Spanberger made energy affordability a central pillar of her campaign, and the power plant her energy czar opposes could help lower prices

Virginia governor Abigail Spanberger’s (D.) newly appointed energy czar, Josephus Allmond, has spent months working to block a natural gas-fired power plant that is now seeking permits from the Spanberger administration.
As an attorney with the climate-focused Southern Environmental Law Center, Allmond has emerged as a quasi-leader of the movement opposing the proposed Expedition Generating Station in Fluvanna County, Va., speaking against it at local planning commission meetings and conducting community activist training seminars. He has argued that the plant’s projected economic benefits are irrelevant because of its negative impacts on public health, particularly in “black communities.” The plant’s operator has said there would be minimal impacts to air and water quality in the county.
“Jobs don’t justify harm,” Allmond added, according to the local outlet WVIR-TV, noting the hundreds of jobs the project would create.
Now, as Virginia’s first-ever chief energy officer and a cabinet-level official, Allmond is authorized to engage directly with the Virginia State Corporation Commission to “ensure Virginia meets long-term clean energy goals.” That agency will be responsible for awarding the Expedition plant one of its final state permits in the coming months. It is unclear whether Allmond has recused himself on matters related to the project, and a spokesman for Spanberger did not respond to a request for comment.
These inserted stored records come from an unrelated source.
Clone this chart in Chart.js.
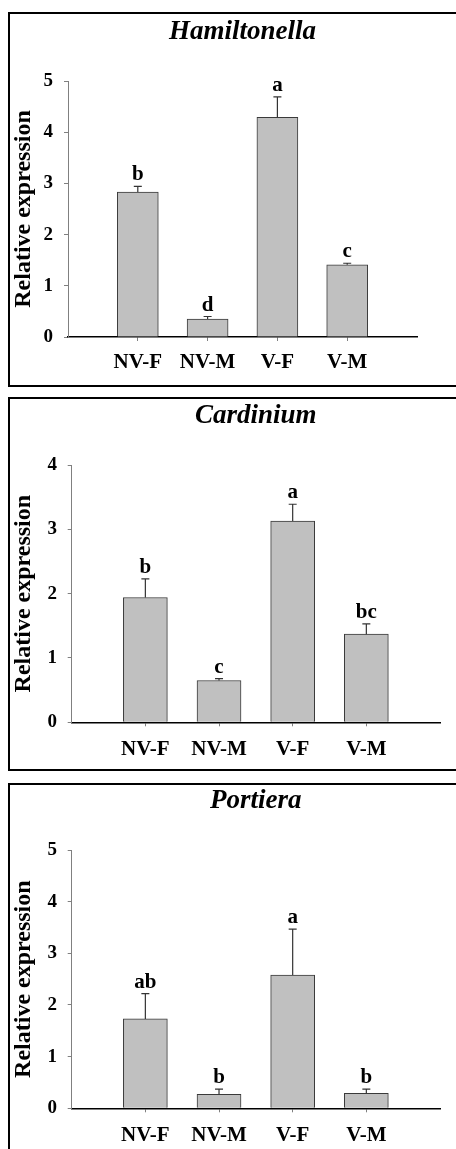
<!DOCTYPE html>
<html>
<head>
<meta charset="utf-8">
<script src="https://cdn.jsdelivr.net/npm/chart.js@4.4.1/dist/chart.umd.min.js"></script>
<style>
  body { margin: 0; background: #fff; width: 456px; height: 1149px; overflow: hidden; position: relative; }
  .box { position: absolute; left: 8px; width: 470px; border: 2px solid #000; box-sizing: border-box; }
  canvas { position: absolute; left: 0; }
</style>
</head>
<body>
<div class="box" style="top:12px;height:375px"></div>
<div class="box" style="top:397px;height:374px"></div>
<div class="box" style="top:783px;height:380px"></div>
<canvas id="chart_ham" width="456" height="375" style="top:12px"></canvas>
<canvas id="chart_car" width="456" height="374" style="top:397px"></canvas>
<canvas id="chart_por" width="456" height="366" style="top:783px"></canvas>
<script>
const categories = ['NV-F', 'NV-M', 'V-F', 'V-M'];

const hamValues = [2.83, 0.35, 4.29, 1.41];
const hamErrors = [0.11, 0.05, 0.40, 0.03];
const hamLetters = ['b', 'd', 'a', 'c'];
const hamMax = 5;

const carValues = [1.94, 0.65, 3.13, 1.37];
const carErrors = [0.29, 0.03, 0.26, 0.16];
const carLetters = ['b', 'c', 'a', 'bc'];
const carMax = 4;

const porValues = [1.73, 0.27, 2.58, 0.29];
const porErrors = [0.49, 0.10, 0.89, 0.08];
const porLetters = ['ab', 'b', 'a', 'b'];
const porMax = 5;

const serif = "'Liberation Serif', 'Times New Roman', serif";

// empty slot at each end so the bars sit at 1..4 of a 0..5 axis
const pad = arr => [null, ...arr, null];

const extras = {
    id: 'extras',
    afterDatasetsDraw(chart, args, opts) {
        const ctx = chart.ctx;
        const y = chart.scales.y;
        const meta = chart.getDatasetMeta(0);
        const values = chart.data.datasets[0].data;
        ctx.save();
        meta.data.forEach((bar, i) => {
            const v = values[i];
            if (v == null) return;
            const top = y.getPixelForValue(v + opts.errors[i]);
            ctx.strokeStyle = '#333';
            ctx.lineWidth = 1.2;
            ctx.beginPath();
            ctx.moveTo(bar.x, bar.y);
            ctx.lineTo(bar.x, top);
            ctx.moveTo(bar.x - 4, top);
            ctx.lineTo(bar.x + 4, top);
            ctx.stroke();
            ctx.fillStyle = '#000';
            ctx.font = 'bold 21px ' + serif;
            ctx.textAlign = 'center';
            ctx.textBaseline = 'alphabetic';
            ctx.fillText(opts.letters[i], bar.x, top - 6);
        });
        ctx.restore();
    },
    afterDraw(chart, args, opts) {
        const ctx = chart.ctx;
        const ca = chart.chartArea;
        ctx.save();
        ctx.fillStyle = '#000';
        ctx.font = 'italic bold 27px ' + serif;
        ctx.textAlign = 'center';
        ctx.textBaseline = 'alphabetic';
        ctx.fillText(opts.title, (ca.left + ca.right) / 2, opts.titleY);
        ctx.restore();
    }
};

function makeChart(id, title, values, errors, letters, yMax, L) {
    const el = document.getElementById(id);
    return new Chart(el, {
        type: 'bar',
        data: {
            labels: ['', ...categories, ''],
            datasets: [{
                data: pad(values),
                backgroundColor: '#c0c0c0',
                borderColor: '#3a3a3a',
                borderWidth: 1,
                barThickness: L.barWidth
            }]
        },
        options: {
            responsive: false,
            animation: false,
            layout: { padding: { top: L.top, right: L.right, bottom: 0, left: 0 } },
            plugins: {
                legend: { display: false },
                tooltip: { enabled: false },
                extras: { title: title, titleY: L.titleY, errors: pad(errors), letters: pad(letters) }
            },
            scales: {
                x: {
                    offset: false,
                    grid: {
                        offset: false,
                        drawOnChartArea: false,
                        tickLength: 4,
                        color: c => (c.index === 0 || c.index === 5) ? 'rgba(0,0,0,0)' : '#808080'
                    },
                    border: { color: '#000', width: 1.5 },
                    ticks: {
                        autoSkip: false, maxRotation: 0, color: '#000', padding: L.xPad,
                        font: { family: serif, size: 21, weight: 'bold' }
                    },
                    afterFit: s => { s.height = L.xHeight; }
                },
                y: {
                    min: 0, max: yMax,
                    grid: { drawOnChartArea: false, tickLength: 4, color: '#808080' },
                    border: { color: '#808080', width: 1 },
                    ticks: {
                        stepSize: 1, color: '#000', padding: L.yPad,
                        font: { family: serif, size: 19, weight: 'bold' }
                    },
                    title: {
                        display: true, text: 'Relative expression', color: '#000',
                        font: { family: serif, size: 24, weight: 'bold' },
                        padding: { top: 9.6, bottom: 0 }
                    },
                    afterFit: s => { s.width = L.left; }
                }
            }
        },
        plugins: [extras]
    });
}

makeChart('chart_ham', 'Hamiltonella', hamValues, hamErrors, hamLetters, hamMax,
    { top: 69, left: 68, right: 39, xHeight: 50, titleY: 27, barWidth: 41, xPad: 9.4, yPad: 11 });
makeChart('chart_car', 'Cardinium', carValues, carErrors, carLetters, carMax,
    { top: 68, left: 71.7, right: 16, xHeight: 48.7, titleY: 26, barWidth: 44, xPad: 11.1, yPad: 10.7 });
makeChart('chart_por', 'Portiera', porValues, porErrors, porLetters, porMax,
    { top: 67, left: 71.7, right: 16, xHeight: 40.7, titleY: 25, barWidth: 44, xPad: 11.1, yPad: 10.7 });
</script>
</body>
</html>
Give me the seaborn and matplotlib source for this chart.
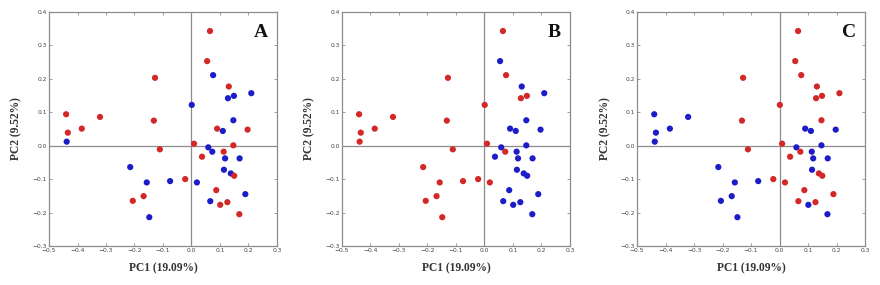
import matplotlib
matplotlib.use("Agg")
import matplotlib.pyplot as plt
import seaborn as sns
import pandas as pd

# Common PCA scores (PC1, PC2)
pc1 = [-0.440, -0.434, -0.438, -0.385, -0.321, -0.128, -0.132, -0.111, -0.215, -0.206,
       -0.157, -0.168, -0.148, -0.075, -0.022, 0.019, 0.001, 0.009, 0.065, 0.055,
       0.076, 0.131, 0.149, 0.128, 0.210, 0.147, 0.090, 0.110, 0.197, 0.147,
       0.059, 0.073, 0.037, 0.113, 0.118, 0.169, 0.114, 0.138, 0.150, 0.087,
       0.066, 0.126, 0.101, 0.189, 0.168]
pc2 = [0.094, 0.039, 0.012, 0.051, 0.086, 0.203, 0.075, -0.011, -0.064, -0.165,
       -0.110, -0.151, -0.214, -0.106, -0.100, -0.110, 0.122, 0.006, 0.343, 0.253,
       0.211, 0.177, 0.149, 0.142, 0.157, 0.076, 0.051, 0.044, 0.048, 0.001,
       -0.005, -0.018, -0.033, -0.018, -0.038, -0.038, -0.072, -0.083, -0.090, -0.133,
       -0.166, -0.169, -0.177, -0.145, -0.205]

# Group coloring for each panel (r = red group, b = blue group)
groups_A = ["r", "r", "b", "r", "r", "r", "r", "r", "b", "r",
            "b", "r", "b", "b", "r", "b", "b", "r", "r", "r",
            "b", "r", "b", "b", "b", "b", "r", "b", "r", "r",
            "b", "b", "r", "r", "b", "b", "b", "b", "r", "r",
            "b", "r", "r", "b", "r"]
groups_B = ["r", "r", "r", "r", "r", "r", "r", "r", "r", "r",
            "r", "r", "r", "r", "r", "r", "r", "r", "r", "b",
            "r", "b", "r", "r", "b", "b", "b", "b", "b", "b",
            "b", "r", "b", "b", "b", "b", "b", "b", "b", "b",
            "b", "b", "b", "b", "b"]
groups_C = ["b", "b", "b", "b", "b", "r", "r", "r", "b", "b",
            "b", "b", "b", "b", "r", "r", "r", "r", "r", "r",
            "r", "r", "r", "r", "r", "r", "b", "b", "b", "b",
            "b", "r", "r", "b", "b", "b", "b", "r", "r", "r",
            "r", "r", "b", "r", "b"]

panel_letters = ["A", "B", "C"]
x_ticks = [-0.5, -0.4, -0.3, -0.2, -0.1, 0.0, 0.1, 0.2, 0.3]
y_ticks = [-0.3, -0.2, -0.1, 0.0, 0.1, 0.2, 0.3, 0.4]
x_label = "PC1 (19.09%)"
y_label = "PC2 (9.52%)"

sns.set_style("white")
plt.rcParams["font.family"] = ["DejaVu Sans"]

palette = {"r": "#d42828", "b": "#1c1cc8"}
fig = plt.figure(figsize=(8.8, 2.85), dpi=100)
lefts = [0.0557, 0.3886, 0.7240]
gray = "#8c8c8c"

for left, letter, grp in zip(lefts, panel_letters, [groups_A, groups_B, groups_C]):
    ax = fig.add_axes([left, 0.137, 0.259, 0.821])
    df = pd.DataFrame({"PC1": pc1, "PC2": pc2, "group": grp})
    ax.axhline(0, color=gray, lw=0.9, zorder=1)
    ax.axvline(0, color=gray, lw=0.9, zorder=1)
    sns.scatterplot(data=df, x="PC1", y="PC2", hue="group", palette=palette,
                    s=20, edgecolor="none", legend=False, ax=ax, zorder=3)
    ax.set_xlim(-0.5, 0.3)
    ax.set_ylim(-0.3, 0.4)
    ax.set_xticks(x_ticks)
    ax.set_yticks(y_ticks)
    ax.set_xticklabels([f"{t:.1f}".replace("-", "\u2212") for t in x_ticks])
    ax.set_yticklabels([f"{t:.1f}".replace("-", "\u2212") for t in y_ticks])
    ax.tick_params(direction="in", length=2, width=0.6, color=gray, labelsize=4.3,
                   labelcolor="#444444", pad=1.5, top=True, right=True,
                   bottom=True, left=True)
    for sp in ax.spines.values():
        sp.set_color(gray)
        sp.set_linewidth(0.9)
        sp.set_visible(True)
    ax.set_xlabel(x_label, fontsize=8.3, fontweight="bold", family="Liberation Serif",
                  color="#333333", labelpad=7)
    ax.set_ylabel(y_label, fontsize=8.3, fontweight="bold", family="Liberation Serif",
                  color="#333333", labelpad=7)
    ax.text(0.96, 0.95, letter, transform=ax.transAxes, ha="right", va="top",
            fontsize=14, fontweight="bold", family="Liberation Serif", color="#111111")

fig.savefig("out.png", dpi=100)
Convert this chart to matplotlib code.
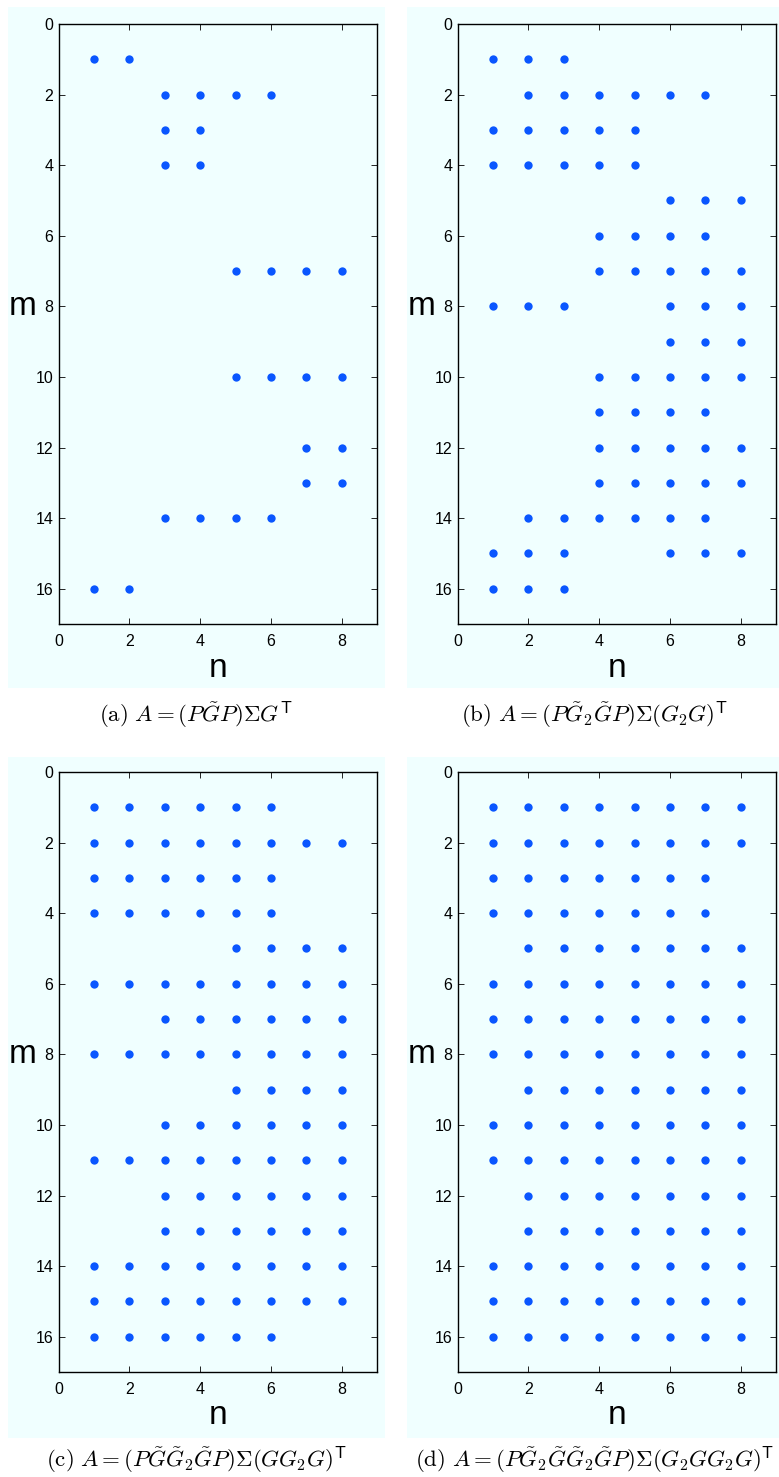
import matplotlib
matplotlib.use('Agg')
import matplotlib.pyplot as plt
from matplotlib.patches import Rectangle
from matplotlib.transforms import blended_transform_factory

plt.rcParams['font.family'] = ['Liberation Sans', 'DejaVu Sans']
plt.rcParams['mathtext.fontset'] = 'cm'

# nonzero pattern of each matrix: row index m -> list of column indices n
rows_a = [1, 2, 3, 4, 7, 10, 12, 13, 14, 16]
cols_a = [[1, 2], [3, 4, 5, 6], [3, 4], [3, 4], [5, 6, 7, 8],
          [5, 6, 7, 8], [7, 8], [7, 8], [3, 4, 5, 6], [1, 2]]

rows_b = [1, 2, 3, 4, 5, 6, 7, 8, 9, 10, 11, 12, 13, 14, 15, 16]
cols_b = [[1, 2, 3], [2, 3, 4, 5, 6, 7], [1, 2, 3, 4, 5], [1, 2, 3, 4, 5],
          [6, 7, 8], [4, 5, 6, 7], [4, 5, 6, 7, 8], [1, 2, 3, 6, 7, 8],
          [6, 7, 8], [4, 5, 6, 7, 8], [4, 5, 6, 7], [4, 5, 6, 7, 8],
          [4, 5, 6, 7, 8], [2, 3, 4, 5, 6, 7], [1, 2, 3, 6, 7, 8], [1, 2, 3]]

rows_c = [1, 2, 3, 4, 5, 6, 7, 8, 9, 10, 11, 12, 13, 14, 15, 16]
cols_c = [[1, 2, 3, 4, 5, 6], [1, 2, 3, 4, 5, 6, 7, 8], [1, 2, 3, 4, 5, 6],
          [1, 2, 3, 4, 5, 6], [5, 6, 7, 8], [1, 2, 3, 4, 5, 6, 7, 8],
          [3, 4, 5, 6, 7, 8], [1, 2, 3, 4, 5, 6, 7, 8], [5, 6, 7, 8],
          [3, 4, 5, 6, 7, 8], [1, 2, 3, 4, 5, 6, 7, 8], [3, 4, 5, 6, 7, 8],
          [3, 4, 5, 6, 7, 8], [1, 2, 3, 4, 5, 6, 7, 8],
          [1, 2, 3, 4, 5, 6, 7, 8], [1, 2, 3, 4, 5, 6]]

rows_d = [1, 2, 3, 4, 5, 6, 7, 8, 9, 10, 11, 12, 13, 14, 15, 16]
cols_d = [[1, 2, 3, 4, 5, 6, 7, 8], [1, 2, 3, 4, 5, 6, 7, 8],
          [1, 2, 3, 4, 5, 6, 7], [1, 2, 3, 4, 5, 6, 7],
          [2, 3, 4, 5, 6, 7, 8], [1, 2, 3, 4, 5, 6, 7, 8],
          [1, 2, 3, 4, 5, 6, 7, 8], [1, 2, 3, 4, 5, 6, 7, 8],
          [2, 3, 4, 5, 6, 7, 8], [1, 2, 3, 4, 5, 6, 7, 8],
          [1, 2, 3, 4, 5, 6, 7, 8], [2, 3, 4, 5, 6, 7, 8],
          [2, 3, 4, 5, 6, 7, 8], [1, 2, 3, 4, 5, 6, 7, 8],
          [1, 2, 3, 4, 5, 6, 7, 8], [1, 2, 3, 4, 5, 6, 7, 8]]

captions = [
    r'$\mathrm{(a)}\ A=(P\tilde{G}P)\Sigma G^{\mathsf{T}}$',
    r'$\mathrm{(b)}\ A=(P\tilde{G}_2\tilde{G}P)\Sigma(G_2G)^{\mathsf{T}}$',
    r'$\mathrm{(c)}\ A=(P\tilde{G}\tilde{G}_2\tilde{G}P)\Sigma(GG_2G)^{\mathsf{T}}$',
    r'$\mathrm{(d)}\ A=(P\tilde{G}_2\tilde{G}\tilde{G}_2\tilde{G}P)\Sigma(G_2GG_2G)^{\mathsf{T}}$',
]

W, H = 779, 1477
bg = '#f0ffff'
dot = '#0a56ff'

fig = plt.figure(figsize=(W / 100, H / 100), dpi=100)

# pixel layout (left, top) of each axes box and panel background
axes_px = [(58.7, 24), (457.7, 24), (58.7, 772), (457.7, 772)]
bg_px = [(8, 7), (407, 7), (8, 757), (407, 757)]
cap_px = [(196, 715), (595, 715), (196, 1460), (595, 1460)]
ax_w, ax_h = 318.5, 600
bg_w, bg_h = 377, 681

panels = [(rows_a, cols_a), (rows_b, cols_b), (rows_c, cols_c), (rows_d, cols_d)]

for i, (rows, cols) in enumerate(panels):
    bx, by = bg_px[i]
    fig.patches.append(Rectangle((bx / W, 1 - (by + bg_h) / H), bg_w / W, bg_h / H,
                                 transform=fig.transFigure, facecolor=bg,
                                 edgecolor='none', zorder=-5))
    lx, ty = axes_px[i]
    ax = fig.add_axes([lx / W, 1 - (ty + ax_h) / H, ax_w / W, ax_h / H])
    ax.set_zorder(2)
    ax.set_facecolor(bg)

    xs, ys = [], []
    for r, cs in zip(rows, cols):
        for c in cs:
            xs.append(c)
            ys.append(r)
    ax.plot(xs, ys, 'o', color=dot, markersize=6, markeredgewidth=0)

    ax.set_xlim(0, 9)
    ax.set_ylim(17, 0)
    ax.set_xticks(range(0, 9, 2))
    ax.set_yticks(range(0, 17, 2))
    ax.tick_params(direction='in', length=4, width=0.6, top=True, right=True,
                   labelsize=11.5)
    ax.tick_params(axis='x', pad=7)
    ax.tick_params(axis='y', pad=4)
    for s in ax.spines.values():
        s.set_linewidth(1.0)

    trans = blended_transform_factory(ax.transAxes, ax.transData)
    ax.text(-0.068, 8.24, 'm', transform=trans, ha='right', va='baseline', fontsize=24)
    ax.text(0.5, -0.0875, 'n', transform=ax.transAxes, ha='center', va='baseline',
            fontsize=24)

    cx, cy = cap_px[i]
    fig.text(cx / W, 1 - cy / H, captions[i], ha='center', va='center', fontsize=16.5)

fig.savefig('out.png', dpi=100)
“For too long, developers and the energy industry have targeted low-wealth communities, black communities—promising jobs in exchange, as if that’s a fair shake,” Allmond remarked at a seminar for activists opposed to the Expedition project at a Virginia winery in September.
In addition to the jobs and tax revenue it is projected to create, the plant would generate enough electricity to power 1.5 million homes, according to its developer, Tenaska Energy. That could bring a much-needed power boost to Virginia—the state is a net importer of electricity, its power demand has skyrocketed in recent years and is expected to double over the next decade. Virginia’s residential electricity prices jumped 13.8 percent last year, more than the nationwide average of 9.5 percent.
As a result, the region’s independent grid operator added the Expedition plant to a list of projects that it determined are vital for meeting that projected power demand and ensuring the reliability of the grid.
Spanberger’s appointment of Allmond comes after she promised to make affordability a central pillar of her administration. During her campaign last year, Spanberger released a multi-step plan addressing energy affordability that stated Virginia must “speed up new energy projects, drive down costs, and increase certainty.”
Spanberger has been accused of backsliding on that agenda in the early days of her administration. In one of her first moves in office, Spanberger ordered the state government to rejoin the Regional Greenhouse Gas Initiative, a green energy program the state’s largest power company projected would cost Virginians more than $1 billion over a four-year period.
“Virginia’s new energy czar has a career of stopping energy projects,” Daniel Turner, the executive director of energy advocacy group Power the Future, told the Washington Free Beacon. “Watch prices rise, companies flee, budget surpluses get squandered as the governor and her energy czar celebrate ‘historic investments.'”
Allmond, meanwhile, is a proponent of environmental justice, has repeatedly pushed green energy projects in Virginia, and has backed legislation forcing the state’s largest utility companies to retire fossil fuel-fired plants by 2050. “After seeing the differences in how just a zip code can impact your quality of life and the pollution you bear, I was excited to try to tackle some of those inequities,” he said in 2023.
The Southern Environmental Law Center, where Allmond worked for six years before joining the Spanberger administration this week, favors aggressive measures to shut down oil, gas, and coal in favor of wind and solar. The center has sued the Trump administration for canceling solar energy and environmental justice grants, and for loosening regulations on coal plants.
Tenaska did not respond to a request for comment.